Example: If a government ban makes delivery of a specified asset illegal, the delivery obligation is discharged and any advance payment for the undelivered asset is refunded. A Salam seller's own crop failure is different: because Salam is normally for generic goods, the seller must source substitute goods unless the goods are objectively unavailable in the market.
If performance is excessively difficult but still possible:
- Obligations may be suspended pending changed circumstances.
- Parties may renegotiate terms.
- If renegotiation fails, a court may modify terms proportionally.
- An insurer or guarantor, if any, may be called on.
Example: A Murabahah contract requires delivery of imported goods, but import tariffs triple due to sudden trade sanctions. The bank may seek a price adjustment rather than full cancellation.

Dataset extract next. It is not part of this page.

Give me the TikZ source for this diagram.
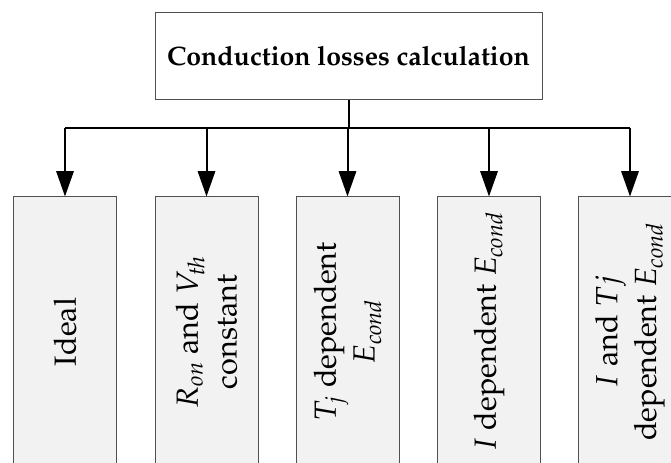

If loss occurs due to a contingent incident:
- Allocation depends on who bore the risk at the time of loss.
- In sales, the buyer bears loss after taking possession and the seller bears loss before possession.
- In Salam, the seller bears production and sourcing risk because he contracted to deliver generic goods.
- In Istisna'a, the seller bears completion risk because he contracted to manufacture or construct.
Application in Common Contracts
Murabahah (Cost-plus sale): A bank purchases goods with a 3-month payment plan. After 1 month, war breaks out and import of the goods is legally prohibited. The bank cannot deliver the goods. The bank should refund the customer's payments; the loss is the bank's (it bore ownership risk).
Salam (Pre-paid sale): A buyer prepays for wheat to be delivered in 6 months. Severe drought destroys the seller's own harvest. The seller remains obligated because Salam is a generic delivery obligation, not a sale of that specific crop. He must source equivalent wheat elsewhere if reasonably available; if objective impossibility prevents delivery, he must refund the buyer for the undelivered quantity.
Istisna'a (Manufacturing contract): A builder contracts to construct a building. Mid-construction, earthquake damages the partially completed building. The builder cannot complete. The builder bore the risk; he must either rebuild or refund the customer's advance. Post-delivery, if the building deteriorates due to a contingency, the customer (now owner) bears the risk, not the builder.